The pair paid a visit to the shrine where Sufi Saint, Bawa Muhaiyaddeen, is buried. Bawa came to Pennsylvania from Sri Lanka in 1971, where he established the Bawa Muhaiyaddeen Fellowship and wrote 25 books. The predominantly white Fellowship members still follow Bawa’s teachings and dietary restrictions on the farm where they worship.
Tariq said the visit was humbling in a way, and a learning opportunity.
“I learned to try my best to be unassuming in what I say and do,” Tariq said. “Because I have prejudices too.”

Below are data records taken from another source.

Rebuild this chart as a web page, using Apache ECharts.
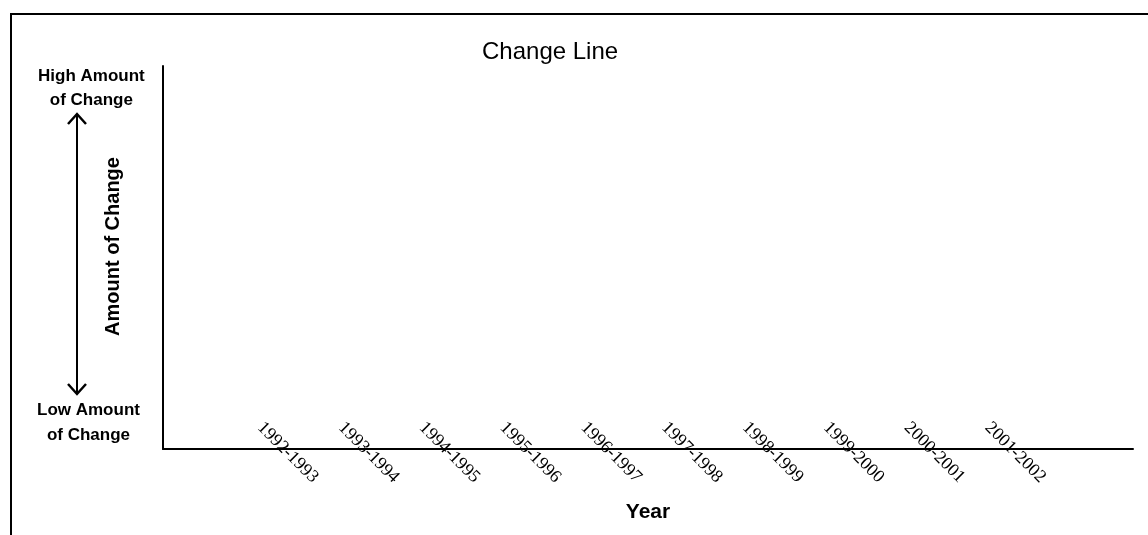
<!DOCTYPE html>
<html>
    <head>
        <meta charset="utf-8">
        <script src="https://cdn.jsdelivr.net/npm/echarts@6/dist/echarts.min.js"></script>
        <style>
            html, body {
                margin: 0;
                padding: 0;
                background: #fff;
            }
            #main {
                width: 1148px;
                height: 535px;
            }
        </style>
    </head>
    <body>
        <div id="main"></div>

        <script>

            // school years on the x axis (blank slot at each end, as on the sheet)
            var years = ['1992-1993', '1993-1994', '1994-1995', '1995-1996', '1996-1997',
                '1997-1998', '1998-1999', '1999-2000', '2000-2001', '2001-2002'];

            // the sheet is blank: nothing plotted yet
            var changeValues = [null, null, null, null, null, null, null, null, null, null];

            var axisData = [''].concat(years, ['']);
            var seriesData = [null].concat(changeValues, [null]);

            var chart = echarts.init(document.getElementById('main'));

            var boldFont = '"Liberation Sans", Arial, sans-serif';

            chart.setOption({
                animation: false,
                title: {
                    text: 'Change Line',
                    left: 482,
                    top: 40,
                    padding: 0,
                    textStyle: {
                        fontFamily: '"Liberation Sans", Arial, sans-serif',
                        fontSize: 24,
                        fontWeight: 'normal',
                        color: '#000'
                    }
                },
                grid: {
                    left: 163,
                    right: 15,
                    top: 66,
                    bottom: 86
                },
                xAxis: {
                    type: 'category',
                    data: axisData,
                    boundaryGap: true,
                    name: 'Year',
                    nameLocation: 'middle',
                    nameGap: 53,
                    nameTextStyle: {
                        fontFamily: boldFont,
                        fontSize: 21,
                        fontWeight: 'bold',
                        color: '#000'
                    },
                    axisLine: {
                        lineStyle: {color: '#000', width: 2}
                    },
                    axisTick: {show: false},
                    axisLabel: {
                        interval: 0,
                        rotate: -45,
                        margin: 0,
                        align: 'center',
                        verticalAlign: 'middle',
                        padding: [0, 0, 10, 10],
                        fontFamily: '"Liberation Serif", "Times New Roman", serif',
                        fontSize: 18,
                        color: '#000'
                    },
                    splitLine: {show: false}
                },
                yAxis: {
                    type: 'value',
                    min: 0,
                    max: 10,
                    name: 'Amount of Change',
                    nameLocation: 'middle',
                    nameRotate: 90,
                    nameGap: 40,
                    nameTextStyle: {
                        fontFamily: boldFont,
                        fontSize: 20,
                        fontWeight: 'bold',
                        color: '#000',
                        padding: [0, 0, 0, 22]
                    },
                    axisLine: {
                        show: true,
                        lineStyle: {color: '#000', width: 2}
                    },
                    axisTick: {show: false},
                    axisLabel: {show: false},
                    splitLine: {show: false}
                },
                graphic: [
                    // sheet frame (top and left edges of the scanned box)
                    {
                        type: 'polyline',
                        shape: {points: [[11, 540], [11, 14], [1150, 14]]},
                        style: {stroke: '#000', lineWidth: 2, fill: null}
                    },
                    // double-headed arrow beside the y axis
                    {
                        type: 'line',
                        shape: {x1: 77, y1: 114, x2: 77, y2: 394},
                        style: {stroke: '#000', lineWidth: 2}
                    },
                    {
                        type: 'polyline',
                        shape: {points: [[68, 124], [77, 114], [86, 124]]},
                        style: {stroke: '#000', lineWidth: 2.5, fill: null}
                    },
                    {
                        type: 'polyline',
                        shape: {points: [[68, 384], [77, 394], [86, 384]]},
                        style: {stroke: '#000', lineWidth: 2.5, fill: null}
                    },
                    {
                        type: 'text',
                        left: 38,
                        top: 64,
                        style: {
                            text: 'High Amount\nof Change',
                            textAlign: 'center',
                            font: 'bold 17px ' + boldFont,
                            lineHeight: 24,
                            fill: '#000'
                        }
                    },
                    {
                        type: 'text',
                        left: 37,
                        top: 398,
                        style: {
                            text: 'Low Amount\nof Change',
                            textAlign: 'center',
                            font: 'bold 17px ' + boldFont,
                            lineHeight: 25,
                            fill: '#000'
                        }
                    }
                ],
                series: [{
                    name: 'Change Line',
                    type: 'line',
                    data: seriesData,
                    showSymbol: false,
                    lineStyle: {color: '#000'}
                }]
            });

        </script>
    </body>
</html>
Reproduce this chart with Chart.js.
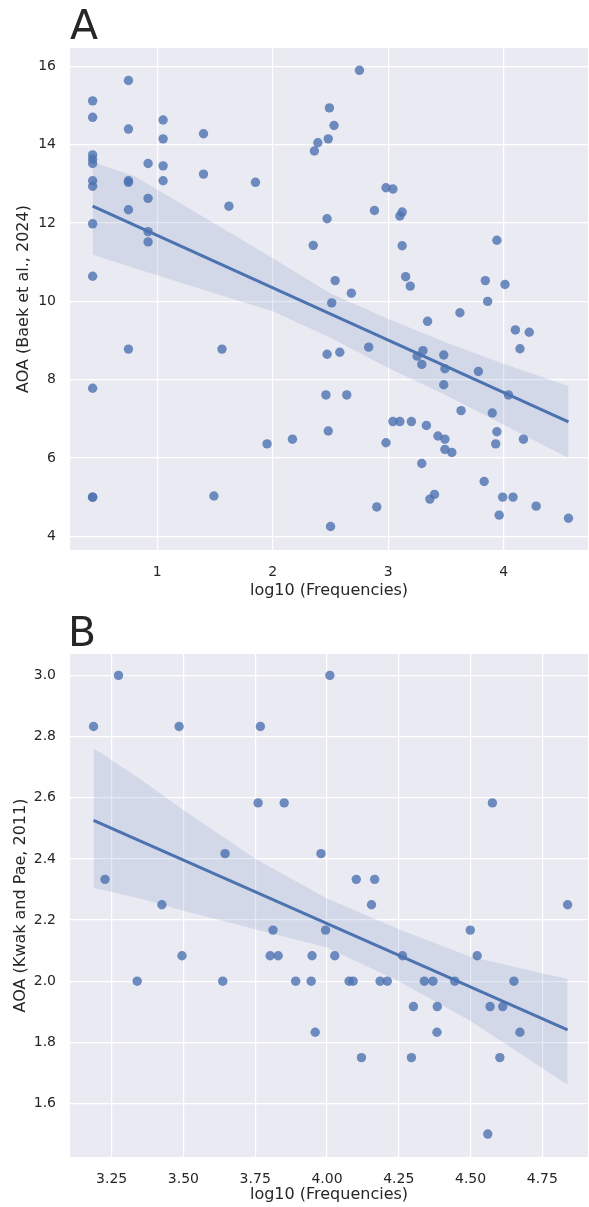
<!DOCTYPE html>
<html>
<head>
<meta charset="utf-8">
<script src="https://cdn.jsdelivr.net/npm/chart.js@4/dist/chart.umd.min.js"></script>
<style>
  body { margin: 0; background: #fff; width: 589px; height: 1207px; position: relative; overflow: hidden; }
  canvas { position: absolute; left: 0; }
  #chartA { top: 0; }
  #chartB { top: 603px; }
  .letra { position: absolute; font-family: 'DejaVu Sans'; font-size: 41px; line-height: 1; color: #262626; }
</style>
</head>
<body>
<canvas id="chartA" width="589" height="603"></canvas>
<canvas id="chartB" width="589" height="604"></canvas>
<div class="letra" style="left:70px; top:5px;">A</div>
<div class="letra" style="left:68px; top:612px;">B</div>
<script>
// painel A: Baek et al., 2024
const aFreq = [0.44, 0.44, 0.44, 0.44, 0.44, 0.44, 0.44, 0.44, 0.44, 0.44, 0.44, 0.44,
  0.75, 0.75, 0.75, 0.75, 0.75, 0.75,
  0.92, 0.92, 0.92, 0.92,
  1.05, 1.05, 1.05, 1.05,
  1.40, 1.40, 1.85, 1.62, 1.56, 1.49, 1.95, 2.17,
  2.36, 2.39, 2.48, 2.49, 2.53, 2.47, 2.35,
  2.75, 2.98, 3.04, 2.88, 3.12, 3.10, 3.12, 3.94,
  2.54, 2.68, 3.15, 3.19, 3.84, 4.01,
  2.51, 2.47, 2.46, 2.48, 2.50,
  3.86, 3.62, 3.34, 4.10, 4.22, 4.14, 2.58, 2.83, 3.30, 3.25, 3.29, 3.48, 3.49, 3.78, 3.48, 4.04,
  2.64, 3.63, 3.90, 3.04, 3.10, 3.20, 3.33, 3.94, 2.98, 3.93, 4.17, 3.43, 3.49, 3.49, 3.55, 3.29,
  3.83, 3.40, 3.36, 3.99, 4.08, 2.90, 4.28, 3.96, 4.56];
const aAoa = [15.12, 14.70, 13.74, 13.63, 13.52, 13.08, 12.94, 11.98, 10.64, 7.78, 5.00, 5.00,
  15.64, 14.40, 13.08, 13.04, 12.34, 8.78,
  13.52, 12.63, 11.78, 11.52,
  14.63, 14.15, 13.46, 13.08,
  14.28, 13.25, 13.04, 12.43, 8.78, 5.03, 6.36, 6.48,
  13.84, 14.05, 14.15, 14.94, 14.49, 12.11, 11.43,
  15.90, 12.90, 12.87, 12.32, 12.28, 12.18, 11.42, 11.56,
  10.53, 10.21, 10.63, 10.39, 10.53, 10.43,
  9.96, 8.65, 7.61, 6.69, 4.25,
  10.00, 9.71, 9.49, 9.27, 9.21, 8.79, 8.70, 8.83, 8.74, 8.60, 8.39, 8.63, 8.28, 8.21, 7.87, 7.61,
  7.61, 7.21, 7.15, 6.93, 6.93, 6.93, 6.83, 6.67, 6.39, 6.36, 6.48, 6.56, 6.48, 6.22, 6.14, 5.86,
  5.40, 5.07, 4.95, 5.00, 5.00, 4.75, 4.77, 4.54, 4.46];
const aRetaX = [0.44, 4.56];
const aRetaY = [12.43, 6.92];
const aFaixaX = [0.44, 0.8, 1.5, 2.0, 2.5, 3.0, 3.5, 4.0, 4.56];
const aFaixaSup = [13.55, 13.2, 11.98, 11.1, 10.2, 9.55, 8.95, 8.4, 7.84];
const aFaixaInf = [11.19, 10.85, 10.2, 9.75, 9.07, 8.3, 7.6, 6.85, 6.0];
const aTicksX = [1, 2, 3, 4];
const aTicksY = [4, 6, 8, 10, 12, 14, 16];

// painel B: Kwak and Pae, 2011
const bFreq = [3.187, 3.274, 3.485, 3.768, 3.760, 3.851, 3.645, 3.979, 3.227, 3.425,
  4.010, 4.576, 4.102, 4.166, 4.155, 4.838, 3.812, 3.995, 3.495, 3.802,
  3.830, 3.948, 3.339, 3.637, 3.891, 3.945, 3.959, 4.499, 4.027, 4.263,
  4.523, 4.077, 4.091, 4.185, 4.210, 4.339, 4.369, 4.445, 4.651, 4.301,
  4.384, 4.568, 4.612, 4.383, 4.672, 4.120, 4.294, 4.602, 4.560];
const bAoa = [2.833, 3.0, 2.833, 2.833, 2.583, 2.583, 2.417, 2.417, 2.333, 2.25,
  3.0, 2.583, 2.333, 2.333, 2.25, 2.25, 2.167, 2.167, 2.083, 2.083,
  2.083, 2.083, 2.0, 2.0, 2.0, 2.0, 1.833, 2.167, 2.083, 2.083,
  2.083, 2.0, 2.0, 2.0, 2.0, 2.0, 2.0, 2.0, 2.0, 1.917,
  1.917, 1.917, 1.917, 1.833, 1.833, 1.75, 1.75, 1.75, 1.5];
const bRetaX = [3.187, 4.838];
const bRetaY = [2.526, 1.841];
const bFaixaX = [3.187, 3.35, 3.5, 3.75, 4.0, 4.25, 4.5, 4.838];
const bFaixaSup = [2.762, 2.66, 2.56, 2.40, 2.27, 2.17, 2.08, 2.007];
const bFaixaInf = [2.305, 2.27, 2.23, 2.17, 2.11, 2.0, 1.87, 1.661];
const bTicksX = [3.25, 3.5, 3.75, 4.0, 4.25, 4.5, 4.75];
const bTicksY = [1.6, 1.8, 2.0, 2.2, 2.4, 2.6, 2.8, 3.0];

const azul = 'rgb(76,114,176)';
const fonteTick = { family: 'DejaVu Sans', size: 14 };
const fonteTitulo = { family: 'DejaVu Sans', size: 16 };
const cinza = '#262626';

const fundo = {
  id: 'fundo',
  beforeDraw(chart) {
    const { ctx, chartArea: a } = chart;
    ctx.save();
    ctx.fillStyle = '#EAEAF2';
    ctx.fillRect(a.left, a.top, a.right - a.left, a.bottom - a.top);
    ctx.restore();
  }
};

const pares = (xs, ys) => xs.map((x, i) => ({ x: x, y: ys[i] }));

function montarPainel(id, p) {
  new Chart(document.getElementById(id), {
    type: 'scatter',
    data: {
      datasets: [
        {
          data: pares(p.freq, p.aoa),
          backgroundColor: 'rgba(76,114,176,0.8)',
          borderWidth: 0,
          pointRadius: 4.7,
          order: 3
        },
        {
          type: 'line',
          data: pares(p.faixaX, p.faixaSup),
          borderWidth: 0,
          pointRadius: 0,
          fill: '+1',
          backgroundColor: 'rgba(76,114,176,0.15)',
          order: 2
        },
        {
          type: 'line',
          data: pares(p.faixaX, p.faixaInf),
          borderWidth: 0,
          pointRadius: 0,
          fill: false,
          order: 2
        },
        {
          type: 'line',
          data: pares(p.retaX, p.retaY),
          borderColor: azul,
          borderWidth: 3,
          pointRadius: 0,
          fill: false,
          order: 1
        }
      ]
    },
    options: {
      responsive: false,
      animation: false,
      layout: { autoPadding: false, padding: { top: p.topo, right: 1, left: 0, bottom: 0 } },
      plugins: { legend: { display: false }, tooltip: { enabled: false } },
      scales: {
        x: {
          type: 'linear',
          min: p.xMin,
          max: p.xMax,
          afterBuildTicks: s => { s.ticks = p.ticksX.map(v => ({ value: v })); },
          afterFit: s => { s.height = p.alturaX; },
          grid: { color: '#ffffff', lineWidth: 1.2, drawTicks: false },
          border: { display: false },
          ticks: { padding: 13.5, color: cinza, font: fonteTick, callback: v => v.toFixed(p.casasX) },
          title: { display: true, text: 'log10 (Frequencies)', color: cinza, font: fonteTitulo, padding: { top: 2.5, bottom: 2.5 } }
        },
        y: {
          type: 'linear',
          min: p.yMin,
          max: p.yMax,
          afterBuildTicks: s => { s.ticks = p.ticksY.map(v => ({ value: v })); },
          afterFit: s => { s.width = 70; },
          grid: { color: '#ffffff', lineWidth: 1.2, drawTicks: false },
          border: { display: false },
          ticks: { padding: 14, color: cinza, font: fonteTick, callback: v => v.toFixed(p.casasY) },
          title: { display: true, text: p.tituloY, color: cinza, font: fonteTitulo, padding: { top: p.padTitulo, bottom: 0 } }
        }
      }
    },
    plugins: [fundo]
  });
}

montarPainel('chartA', {
  freq: aFreq, aoa: aAoa, retaX: aRetaX, retaY: aRetaY,
  faixaX: aFaixaX, faixaSup: aFaixaSup, faixaInf: aFaixaInf,
  ticksX: aTicksX, ticksY: aTicksY, casasX: 0, casasY: 0,
  xMin: 0.244, xMax: 4.729, yMin: 3.65, yMax: 16.47,
  topo: 48, alturaX: 53, padTitulo: 14, tituloY: 'AOA (Baek et al., 2024)'
});

montarPainel('chartB', {
  freq: bFreq, aoa: bAoa, retaX: bRetaX, retaY: bRetaY,
  faixaX: bFaixaX, faixaSup: bFaixaSup, faixaInf: bFaixaInf,
  ticksX: bTicksX, ticksY: bTicksY, casasX: 2, casasY: 1,
  xMin: 3.105, xMax: 4.909, yMin: 1.425, yMax: 3.070,
  topo: 51, alturaX: 50, padTitulo: 11, tituloY: 'AOA (Kwak and Pae, 2011)'
});
</script>
</body>
</html>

Ali, a stand-up comedian and writer for USA Today, first teamed up with Tariq in 2009 to tour 30 mosques in New York during the 30 days of Ramadan. The pair was encouraged to blog about their experiences by friends, which drew attention from readers all over the country and the world.
For 2010, Ali and Tariq decided to take their blog on the road. The pair set out on a cross-country trek to visit 30 different states, writing about the diverse communities that host mosques across the United States.
Ali and Tariq originally planned the finance the trip with grant money, but the founders backed out at the last minute. With two weeks until Ramadan, the bloggers went to the internet, posting on Twitter and Facebook in hopes that their friends would help raise $6,000 to rent a car and pay for gas. Within seven days, Ali and Tariq had enough money to pay for the trip.
Newspapers and blogs all over the world, from the Huffington Post to Time Magazine to Al Jazeera, have covered Ali and Tariq’s story. The two bloggers were joined by CNN on the southern leg of their tour.
Niki Parres, assistant director for the Multicultural Center and International Student Affairs said she saw a feature about Ali and Tariq on CNN, which automatically interested her.
“It’s such an awesome thing,” Parres said. “A lot of students in our office celebrate Ramadan. And these guys are around the same age as the students here.”
Parres hoped that Ali and Tariq’s presentation could be a way to open conversation about tough issues like religion or race on campus.
“It can be difficult to approach a subject that people are so passionate and emotional about,” Parres said. “I hope (this presentation) encourages people to have conversations about intimate things like religion, race and identity.”
About 100 Webster students and community members attended the presentation, which took place Tuesday night in the Sunnen Lounge. The audience was comprised of both Muslims and non-Muslims.
Eldina Kandzetovic, a junior sociology major at Webster who is Muslim, said the presentation opened her eyes to how many Muslims there are in the United States, and how diverse they are. She said she hopes Webster will continue to bring in speakers like Ali and Tariq.
“It shows how very diverse Webster is, how equal everyone is (on campus),” Kandzetovic said. “I was excited to see the event promoted so much.”
For their next project, Ali said they have plans to visit 30 mosques in 30 different countries. Ali said that their experience is not unique to New York, or even the United States, and that there are more stories that need to be shared.
On Monday, Sept. 27 an Islamic prayer center was vandalized in St. Louis, according to an article on KSDK. Ali said they had not heard about the incident, but that acts of violence and discrimination like vandalism were the opposite of their personal experience.
“I don’t want to downplay (anti-Islam sentiments in the US),” Ali said. “But to say that this representative of ordinary America is ridiculous.”